Skip the images and copy each record exactly as written.

### GIVEN DATA
****************
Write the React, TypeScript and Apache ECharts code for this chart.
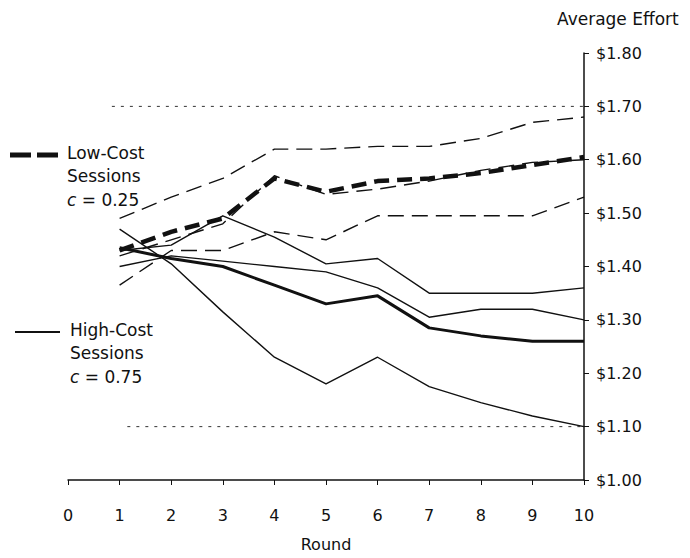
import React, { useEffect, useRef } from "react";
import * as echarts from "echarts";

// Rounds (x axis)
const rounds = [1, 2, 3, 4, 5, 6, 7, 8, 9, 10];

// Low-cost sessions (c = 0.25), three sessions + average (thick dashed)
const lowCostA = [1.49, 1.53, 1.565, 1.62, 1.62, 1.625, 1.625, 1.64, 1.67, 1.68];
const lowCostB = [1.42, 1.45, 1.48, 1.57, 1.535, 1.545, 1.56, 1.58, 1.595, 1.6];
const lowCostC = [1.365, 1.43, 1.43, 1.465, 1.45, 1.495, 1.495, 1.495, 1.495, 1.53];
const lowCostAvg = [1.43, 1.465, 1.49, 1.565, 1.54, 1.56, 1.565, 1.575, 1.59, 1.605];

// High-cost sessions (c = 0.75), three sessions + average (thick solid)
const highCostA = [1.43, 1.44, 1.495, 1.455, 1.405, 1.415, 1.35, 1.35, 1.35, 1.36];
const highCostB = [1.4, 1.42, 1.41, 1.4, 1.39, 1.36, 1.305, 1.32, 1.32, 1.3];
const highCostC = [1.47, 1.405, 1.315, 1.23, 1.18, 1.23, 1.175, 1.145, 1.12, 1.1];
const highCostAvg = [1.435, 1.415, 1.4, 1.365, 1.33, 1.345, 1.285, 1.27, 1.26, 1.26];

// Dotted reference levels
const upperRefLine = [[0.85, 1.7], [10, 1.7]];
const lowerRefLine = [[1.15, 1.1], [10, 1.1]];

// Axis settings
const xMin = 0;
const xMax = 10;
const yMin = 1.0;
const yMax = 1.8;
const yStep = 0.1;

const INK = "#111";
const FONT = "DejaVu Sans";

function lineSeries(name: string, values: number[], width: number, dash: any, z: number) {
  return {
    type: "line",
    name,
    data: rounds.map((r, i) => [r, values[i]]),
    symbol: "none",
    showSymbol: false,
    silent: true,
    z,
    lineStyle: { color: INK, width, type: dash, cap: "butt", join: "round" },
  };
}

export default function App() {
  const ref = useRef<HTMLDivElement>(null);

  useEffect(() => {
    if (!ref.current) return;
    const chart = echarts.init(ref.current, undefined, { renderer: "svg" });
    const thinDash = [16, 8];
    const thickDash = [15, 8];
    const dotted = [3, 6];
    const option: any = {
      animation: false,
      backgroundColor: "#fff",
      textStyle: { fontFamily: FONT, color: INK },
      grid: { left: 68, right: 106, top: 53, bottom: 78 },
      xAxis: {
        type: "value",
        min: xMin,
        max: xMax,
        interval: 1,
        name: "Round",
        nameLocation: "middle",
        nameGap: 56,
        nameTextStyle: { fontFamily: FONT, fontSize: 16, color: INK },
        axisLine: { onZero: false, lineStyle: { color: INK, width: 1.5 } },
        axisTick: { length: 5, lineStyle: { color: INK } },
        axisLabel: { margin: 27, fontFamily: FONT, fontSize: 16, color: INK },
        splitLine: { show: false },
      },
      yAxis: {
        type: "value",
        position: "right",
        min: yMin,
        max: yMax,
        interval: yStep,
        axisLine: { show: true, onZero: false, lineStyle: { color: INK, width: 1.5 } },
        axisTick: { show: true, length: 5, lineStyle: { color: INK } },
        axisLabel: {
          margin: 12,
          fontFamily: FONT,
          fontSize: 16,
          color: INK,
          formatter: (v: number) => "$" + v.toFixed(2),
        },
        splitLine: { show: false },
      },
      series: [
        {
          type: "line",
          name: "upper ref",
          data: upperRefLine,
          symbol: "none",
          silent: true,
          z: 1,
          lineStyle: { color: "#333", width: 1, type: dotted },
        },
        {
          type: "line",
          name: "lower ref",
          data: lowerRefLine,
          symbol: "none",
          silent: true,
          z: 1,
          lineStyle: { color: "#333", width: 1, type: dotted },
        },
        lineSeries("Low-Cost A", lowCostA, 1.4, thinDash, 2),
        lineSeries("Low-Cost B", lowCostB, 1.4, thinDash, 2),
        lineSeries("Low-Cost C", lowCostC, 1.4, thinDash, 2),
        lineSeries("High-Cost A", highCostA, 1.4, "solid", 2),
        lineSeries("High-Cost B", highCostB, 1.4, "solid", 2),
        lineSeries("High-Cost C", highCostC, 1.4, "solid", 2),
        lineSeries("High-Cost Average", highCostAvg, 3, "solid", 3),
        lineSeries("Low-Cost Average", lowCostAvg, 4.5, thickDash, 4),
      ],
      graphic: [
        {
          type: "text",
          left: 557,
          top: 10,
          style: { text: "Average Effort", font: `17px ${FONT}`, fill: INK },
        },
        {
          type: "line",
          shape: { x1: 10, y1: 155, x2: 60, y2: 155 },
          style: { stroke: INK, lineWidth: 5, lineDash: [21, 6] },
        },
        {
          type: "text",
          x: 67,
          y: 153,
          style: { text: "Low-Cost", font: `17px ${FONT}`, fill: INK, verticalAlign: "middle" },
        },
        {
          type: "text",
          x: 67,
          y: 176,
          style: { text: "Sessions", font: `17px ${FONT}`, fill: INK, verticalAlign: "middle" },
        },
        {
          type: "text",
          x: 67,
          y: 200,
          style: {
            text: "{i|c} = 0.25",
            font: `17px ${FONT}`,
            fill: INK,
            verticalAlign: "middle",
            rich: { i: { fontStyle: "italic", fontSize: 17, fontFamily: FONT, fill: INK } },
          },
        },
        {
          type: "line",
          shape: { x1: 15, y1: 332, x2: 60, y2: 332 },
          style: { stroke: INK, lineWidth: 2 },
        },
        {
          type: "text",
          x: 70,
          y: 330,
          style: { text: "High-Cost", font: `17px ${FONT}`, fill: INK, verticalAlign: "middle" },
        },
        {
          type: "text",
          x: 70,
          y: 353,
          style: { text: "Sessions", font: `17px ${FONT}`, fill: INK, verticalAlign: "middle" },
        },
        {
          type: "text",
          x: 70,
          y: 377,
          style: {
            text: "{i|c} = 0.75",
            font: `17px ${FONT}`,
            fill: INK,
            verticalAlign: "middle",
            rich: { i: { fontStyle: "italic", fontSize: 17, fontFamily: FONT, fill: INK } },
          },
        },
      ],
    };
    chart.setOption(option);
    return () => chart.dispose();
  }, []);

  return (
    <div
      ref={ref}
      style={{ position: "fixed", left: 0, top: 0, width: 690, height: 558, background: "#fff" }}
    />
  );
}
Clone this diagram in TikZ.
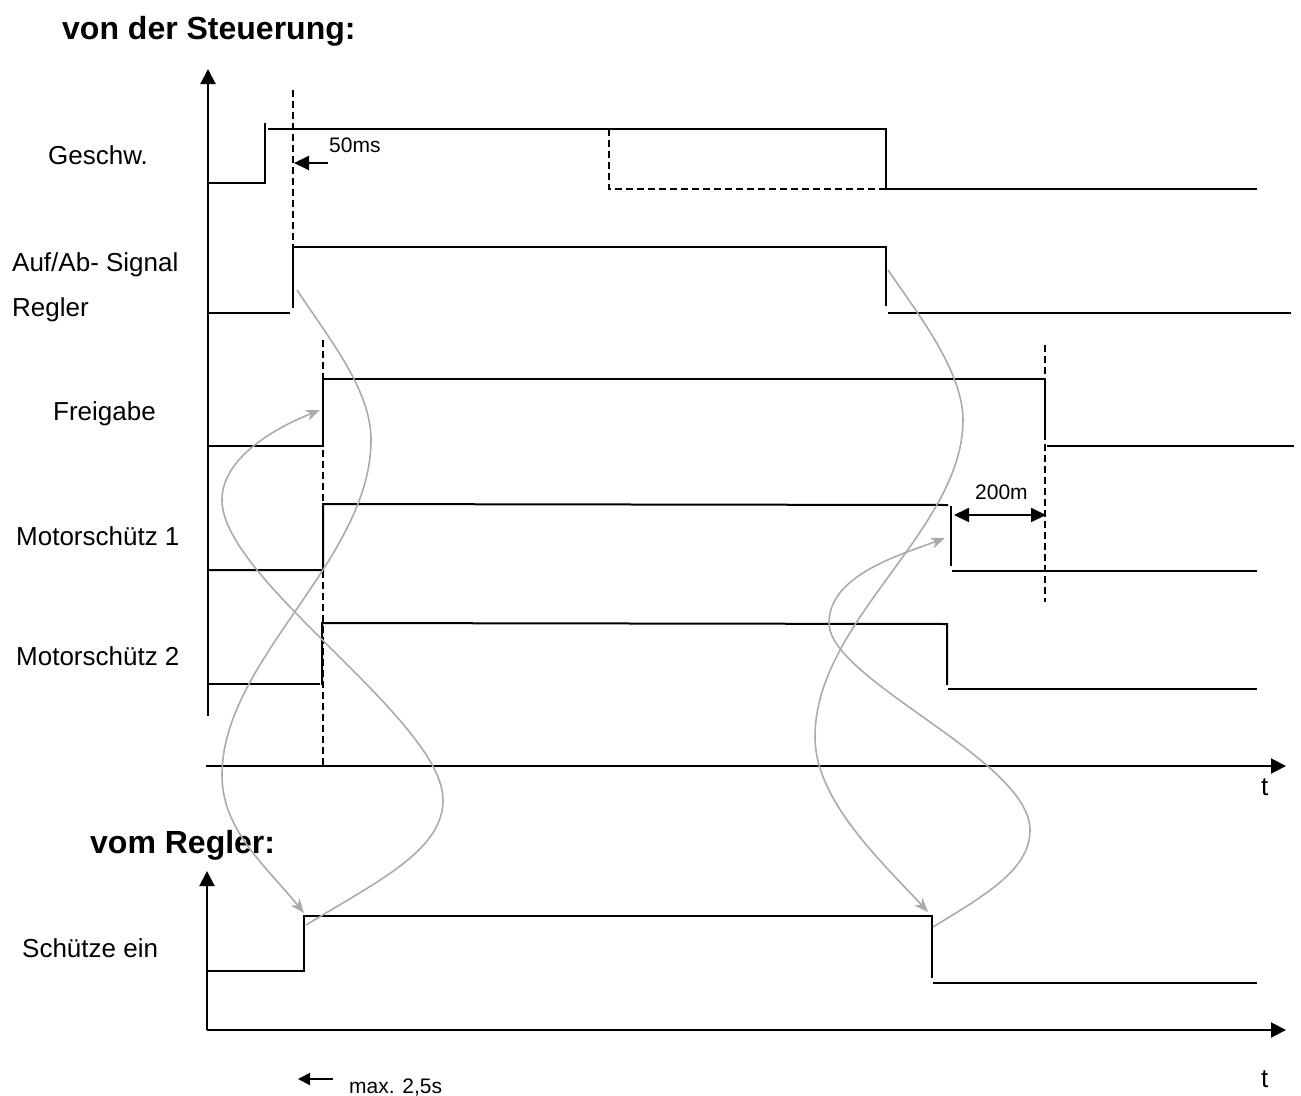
****************
### ANSWER FOR THIS EXERCISE
Write the React, TypeScript and Apache ECharts code for this chart.
import React, { useEffect, useRef } from "react";
import * as echarts from "echarts";

// Rounds (x axis)
const rounds = [1, 2, 3, 4, 5, 6, 7, 8, 9, 10];

// Low-cost sessions (c = 0.25), three sessions + average (thick dashed)
const lowCostA = [1.49, 1.53, 1.565, 1.62, 1.62, 1.625, 1.625, 1.64, 1.67, 1.68];
const lowCostB = [1.42, 1.45, 1.48, 1.57, 1.535, 1.545, 1.56, 1.58, 1.595, 1.6];
const lowCostC = [1.365, 1.43, 1.43, 1.465, 1.45, 1.495, 1.495, 1.495, 1.495, 1.53];
const lowCostAvg = [1.43, 1.465, 1.49, 1.565, 1.54, 1.56, 1.565, 1.575, 1.59, 1.605];

// High-cost sessions (c = 0.75), three sessions + average (thick solid)
const highCostA = [1.43, 1.44, 1.495, 1.455, 1.405, 1.415, 1.35, 1.35, 1.35, 1.36];
const highCostB = [1.4, 1.42, 1.41, 1.4, 1.39, 1.36, 1.305, 1.32, 1.32, 1.3];
const highCostC = [1.47, 1.405, 1.315, 1.23, 1.18, 1.23, 1.175, 1.145, 1.12, 1.1];
const highCostAvg = [1.435, 1.415, 1.4, 1.365, 1.33, 1.345, 1.285, 1.27, 1.26, 1.26];

// Dotted reference levels
const upperRefLine = [[0.85, 1.7], [10, 1.7]];
const lowerRefLine = [[1.15, 1.1], [10, 1.1]];

// Axis settings
const xMin = 0;
const xMax = 10;
const yMin = 1.0;
const yMax = 1.8;
const yStep = 0.1;

const INK = "#111";
const FONT = "DejaVu Sans";

function lineSeries(name: string, values: number[], width: number, dash: any, z: number) {
  return {
    type: "line",
    name,
    data: rounds.map((r, i) => [r, values[i]]),
    symbol: "none",
    showSymbol: false,
    silent: true,
    z,
    lineStyle: { color: INK, width, type: dash, cap: "butt", join: "round" },
  };
}

export default function App() {
  const ref = useRef<HTMLDivElement>(null);

  useEffect(() => {
    if (!ref.current) return;
    const chart = echarts.init(ref.current, undefined, { renderer: "svg" });
    const thinDash = [16, 8];
    const thickDash = [15, 8];
    const dotted = [3, 6];
    const option: any = {
      animation: false,
      backgroundColor: "#fff",
      textStyle: { fontFamily: FONT, color: INK },
      grid: { left: 68, right: 106, top: 53, bottom: 78 },
      xAxis: {
        type: "value",
        min: xMin,
        max: xMax,
        interval: 1,
        name: "Round",
        nameLocation: "middle",
        nameGap: 56,
        nameTextStyle: { fontFamily: FONT, fontSize: 16, color: INK },
        axisLine: { onZero: false, lineStyle: { color: INK, width: 1.5 } },
        axisTick: { length: 5, lineStyle: { color: INK } },
        axisLabel: { margin: 27, fontFamily: FONT, fontSize: 16, color: INK },
        splitLine: { show: false },
      },
      yAxis: {
        type: "value",
        position: "right",
        min: yMin,
        max: yMax,
        interval: yStep,
        axisLine: { show: true, onZero: false, lineStyle: { color: INK, width: 1.5 } },
        axisTick: { show: true, length: 5, lineStyle: { color: INK } },
        axisLabel: {
          margin: 12,
          fontFamily: FONT,
          fontSize: 16,
          color: INK,
          formatter: (v: number) => "$" + v.toFixed(2),
        },
        splitLine: { show: false },
      },
      series: [
        {
          type: "line",
          name: "upper ref",
          data: upperRefLine,
          symbol: "none",
          silent: true,
          z: 1,
          lineStyle: { color: "#333", width: 1, type: dotted },
        },
        {
          type: "line",
          name: "lower ref",
          data: lowerRefLine,
          symbol: "none",
          silent: true,
          z: 1,
          lineStyle: { color: "#333", width: 1, type: dotted },
        },
        lineSeries("Low-Cost A", lowCostA, 1.4, thinDash, 2),
        lineSeries("Low-Cost B", lowCostB, 1.4, thinDash, 2),
        lineSeries("Low-Cost C", lowCostC, 1.4, thinDash, 2),
        lineSeries("High-Cost A", highCostA, 1.4, "solid", 2),
        lineSeries("High-Cost B", highCostB, 1.4, "solid", 2),
        lineSeries("High-Cost C", highCostC, 1.4, "solid", 2),
        lineSeries("High-Cost Average", highCostAvg, 3, "solid", 3),
        lineSeries("Low-Cost Average", lowCostAvg, 4.5, thickDash, 4),
      ],
      graphic: [
        {
          type: "text",
          left: 557,
          top: 10,
          style: { text: "Average Effort", font: `17px ${FONT}`, fill: INK },
        },
        {
          type: "line",
          shape: { x1: 10, y1: 155, x2: 60, y2: 155 },
          style: { stroke: INK, lineWidth: 5, lineDash: [21, 6] },
        },
        {
          type: "text",
          x: 67,
          y: 153,
          style: { text: "Low-Cost", font: `17px ${FONT}`, fill: INK, verticalAlign: "middle" },
        },
        {
          type: "text",
          x: 67,
          y: 176,
          style: { text: "Sessions", font: `17px ${FONT}`, fill: INK, verticalAlign: "middle" },
        },
        {
          type: "text",
          x: 67,
          y: 200,
          style: {
            text: "{i|c} = 0.25",
            font: `17px ${FONT}`,
            fill: INK,
            verticalAlign: "middle",
            rich: { i: { fontStyle: "italic", fontSize: 17, fontFamily: FONT, fill: INK } },
          },
        },
        {
          type: "line",
          shape: { x1: 15, y1: 332, x2: 60, y2: 332 },
          style: { stroke: INK, lineWidth: 2 },
        },
        {
          type: "text",
          x: 70,
          y: 330,
          style: { text: "High-Cost", font: `17px ${FONT}`, fill: INK, verticalAlign: "middle" },
        },
        {
          type: "text",
          x: 70,
          y: 353,
          style: { text: "Sessions", font: `17px ${FONT}`, fill: INK, verticalAlign: "middle" },
        },
        {
          type: "text",
          x: 70,
          y: 377,
          style: {
            text: "{i|c} = 0.75",
            font: `17px ${FONT}`,
            fill: INK,
            verticalAlign: "middle",
            rich: { i: { fontStyle: "italic", fontSize: 17, fontFamily: FONT, fill: INK } },
          },
        },
      ],
    };
    chart.setOption(option);
    return () => chart.dispose();
  }, []);

  return (
    <div
      ref={ref}
      style={{ position: "fixed", left: 0, top: 0, width: 690, height: 558, background: "#fff" }}
    />
  );
}
Clone this diagram in TikZ.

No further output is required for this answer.